Even if God didn’t intend for Adam and Eve to falter, they certainly knew it was likely

As a parent of younger children, many things have become evident to me that I was oblivious to in the previous four decades of my selfish meandering. For example, I truly had no frame of reference for how much free time I had (and conversely, how much time I was wasting) until I had children. I also had little appreciation for the value of money; I used to blow my annual bonuses on transient material things, vacations, stuff I didn’t need, and other worldly things. While I certainly wouldn’t call vacations a waste of time (after all- the memories, positive or negative, last a lifetime), but it sure would be nice to have a little more cushion in uncertain times like now, or a little more for those forthcoming college expenses in about 12 years. Ah, the benefit of hindsight.

A combination of having children, getting older, growing as a person and becoming less selfish, as well as the pursuit of a closer relationship with God have provided insights I couldn’t have conceived of prior. I’ve gained insights into myself, insights into my blessings, my failings as person (and God’s love of me anyway), and specific to my topic for today, God’s plan for us.

One of the things I’ve discovered is that no matter how much you try to warn your children about something dangerous or tell them to stop doing something that you know is likely to harm them, they will do it anyway. Sometimes it’s due to negligence (deliberate or accidental), sometimes it is due to them getting wrapped up in the excitement or zeal of life. Other times it might be temptation introduced by a sibling or other party, or it could even just be a random wild hair.

Whatever the cause, they will completely “forget” that they aren’t supposed to run down the hallways, or jump on the couch, or that they have to wash their hands after going potty. Children have to be reminded dozens (hundreds? thousands?) of times of the “rules” before they finally sink in. And I’ve got sweet kids with (generally) really good intentions. Parents out there will know exactly what I’m talking about.

With that in mind, hypothetically speaking, if I were to leave them alone in the house for a weekend and tell them “You can eat all the bananas, peaches, and cherries in the house, but whatever you do, you mustn’t eat the pomegranates!”, the result would be predictable, especially if there were external nefarious influences (such as a jealous spirit that was hell-bent on their personal downfall).

Even without the omnipotence of God, a God whom by virtue of the fact that they created space-time and could therefore foresee the future and even alter the past, I would argue that the results are predictable. While I possess no supernatural clairvoyance, my earthly powers of observation tell me that the odds are overwhelmingly in favor of children doing the exact opposite of what they are told to do in many cases, as they explore and test boundaries, which I would argue is a natural consequence of growing up.

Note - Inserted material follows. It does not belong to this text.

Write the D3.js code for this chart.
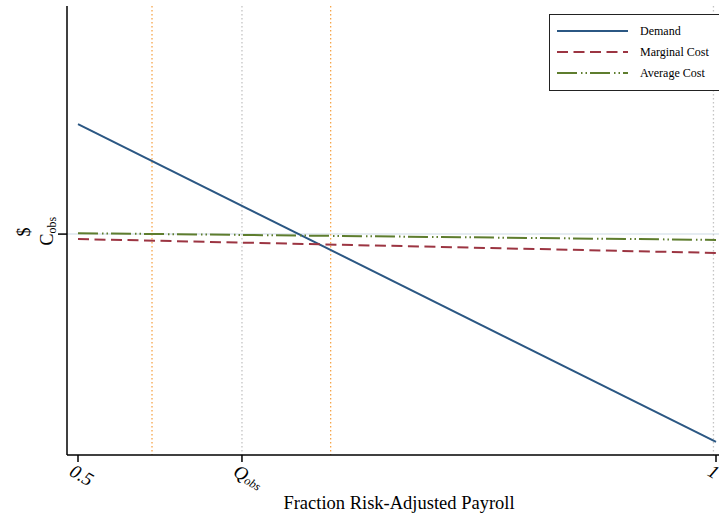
<!DOCTYPE html>
<html>
<head>
<meta charset="utf-8">
<script src="https://cdn.jsdelivr.net/npm/d3@7"></script>
<style>
  body { margin: 0; background: #fff; }
  svg { display: block; font-family: "Liberation Serif", "Times New Roman", serif; }
</style>
</head>
<body>
<svg id="chart" width="719" height="516"></svg>
<script>
// ---- data ----
const xEnds = [0.5, 1.0];
const demand = [0.737, 0.029];
const marginalCost = [0.481, 0.450];
const averageCost = [0.494, 0.479];
const cObs = 0.492;
const orangeRefs = [0.558, 0.698];
const grayRefs = [0.6285, 0.998];
const xTickValues = [0.5, 0.6285, 1.0];
const xTickLabels = ["0.5", "Q_obs", "1"];
const seriesNames = ["Demand", "Marginal Cost", "Average Cost"];

// ---- layout ----
const svg = d3.select("#chart");
const axisX = 67, axisY = 455, topY = 6, rightX = 719;
const x = d3.scaleLinear().domain([0.5, 1.0]).range([78, 716]);
const y = d3.scaleLinear().domain([0, 1]).range([455, 6]);

const styles = [
  { color: "#2b5783", dash: null },
  { color: "#9c3542", dash: "11,5.5" },
  { color: "#5e7d2e", dash: "20,4,1.5,3,1.5,3" }
];
const seriesData = [demand, marginalCost, averageCost];

// horizontal reference at C_obs
svg.append("line")
  .attr("x1", axisX).attr("x2", rightX)
  .attr("y1", y(cObs)).attr("y2", y(cObs))
  .attr("stroke", "#dde6ee").attr("stroke-width", 1.5);

// vertical dotted reference lines
orangeRefs.forEach(v => {
  svg.append("line")
    .attr("x1", x(v)).attr("x2", x(v))
    .attr("y1", topY).attr("y2", axisY)
    .attr("stroke", "#f6a54a").attr("stroke-width", 1.3)
    .attr("stroke-dasharray", "1.5,2.5");
});
grayRefs.forEach(v => {
  svg.append("line")
    .attr("x1", x(v)).attr("x2", x(v))
    .attr("y1", topY).attr("y2", axisY)
    .attr("stroke", "#c4c4c4").attr("stroke-width", 1.3)
    .attr("stroke-dasharray", "1.5,2.5");
});

// series lines
const line = d3.line().x(d => x(d[0])).y(d => y(d[1]));
seriesData.forEach((vals, i) => {
  const pts = xEnds.map((xv, j) => [xv, vals[j]]);
  svg.append("path")
    .datum(pts)
    .attr("d", line)
    .attr("fill", "none")
    .attr("stroke", styles[i].color)
    .attr("stroke-width", 2)
    .attr("stroke-dasharray", styles[i].dash);
});

// axes
svg.append("line")
  .attr("x1", axisX).attr("x2", rightX)
  .attr("y1", axisY).attr("y2", axisY)
  .attr("stroke", "#000").attr("stroke-width", 1.5);
svg.append("line")
  .attr("x1", axisX).attr("x2", axisX)
  .attr("y1", topY).attr("y2", axisY)
  .attr("stroke", "#000").attr("stroke-width", 1.5);

// x ticks
xTickValues.forEach((v, i) => {
  const px = x(v);
  svg.append("line")
    .attr("x1", px).attr("x2", px)
    .attr("y1", axisY).attr("y2", axisY + 7)
    .attr("stroke", "#000").attr("stroke-width", 1.5);
  const t = svg.append("text")
    .attr("transform", `translate(${px - 3},${axisY + 8}) rotate(30)`)
    .attr("font-size", 19)
    .attr("font-style", "italic")
    .attr("dominant-baseline", "hanging")
    .attr("fill", "#000");
  const lab = xTickLabels[i];
  if (lab.includes("_")) {
    const [base, sub] = lab.split("_");
    t.append("tspan").text(base);
    t.append("tspan").attr("font-size", 12).attr("dy", 6).text(sub);
  } else {
    t.text(lab);
  }
});

// y tick at C_obs
svg.append("line")
  .attr("x1", axisX - 9).attr("x2", axisX)
  .attr("y1", y(cObs)).attr("y2", y(cObs))
  .attr("stroke", "#000").attr("stroke-width", 1.5);
svg.append("text")
  .attr("transform", `translate(30,${y(cObs) - 2}) rotate(-90)`)
  .attr("text-anchor", "middle")
  .attr("font-size", 18)
  .text("$");
const cl = svg.append("text")
  .attr("transform", `translate(53,${y(cObs) - 3}) rotate(-90)`)
  .attr("text-anchor", "middle")
  .attr("font-size", 18);
cl.append("tspan").text("C");
cl.append("tspan").attr("font-size", 12).attr("dy", 3).text("obs");

// x axis title
svg.append("text")
  .attr("x", 399).attr("y", 509)
  .attr("text-anchor", "middle")
  .attr("font-size", 18.5)
  .text("Fraction Risk-Adjusted Payroll");

// legend
const lg = svg.append("g");
lg.append("rect")
  .attr("x", 549.5).attr("y", 14.5)
  .attr("width", 172).attr("height", 76)
  .attr("fill", "#fff").attr("stroke", "#222").attr("stroke-width", 1);
seriesNames.forEach((name, i) => {
  const yy = 31 + i * 21;
  lg.append("line")
    .attr("x1", 557).attr("x2", 628)
    .attr("y1", yy).attr("y2", yy)
    .attr("stroke", styles[i].color).attr("stroke-width", 2)
    .attr("stroke-dasharray", styles[i].dash);
  lg.append("text")
    .attr("x", 640).attr("y", yy + 4)
    .attr("font-size", 12)
    .text(name);
});
</script>
</body>
</html>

Unfortunately sometimes actions come with consequences, and some consequences are inconceivable until they are experienced (therein lies the true curse of humanity, that we are at times incapable of accepting lessons that we didn’t personally learn the hard way).

Similar to children, Adam & Eve may not have understood the consequences of their actions (despite being warned by God) until Adam and Eve learned the consequences of their actions, which unfortunately was too late. My two year old daughter does not understand what harm inserting something into an electric socket could have brought her. We’ve scolded her and put her in timeout and sent her to bed. We’ve covered sockets and tried to explain to her how she could be hurt, but it’s at her eye level, and in her mind, sticking the arm of of magic-clip doll into an electric socket must have seemed like a good idea at the time (thankfully, it wasn’t conductive).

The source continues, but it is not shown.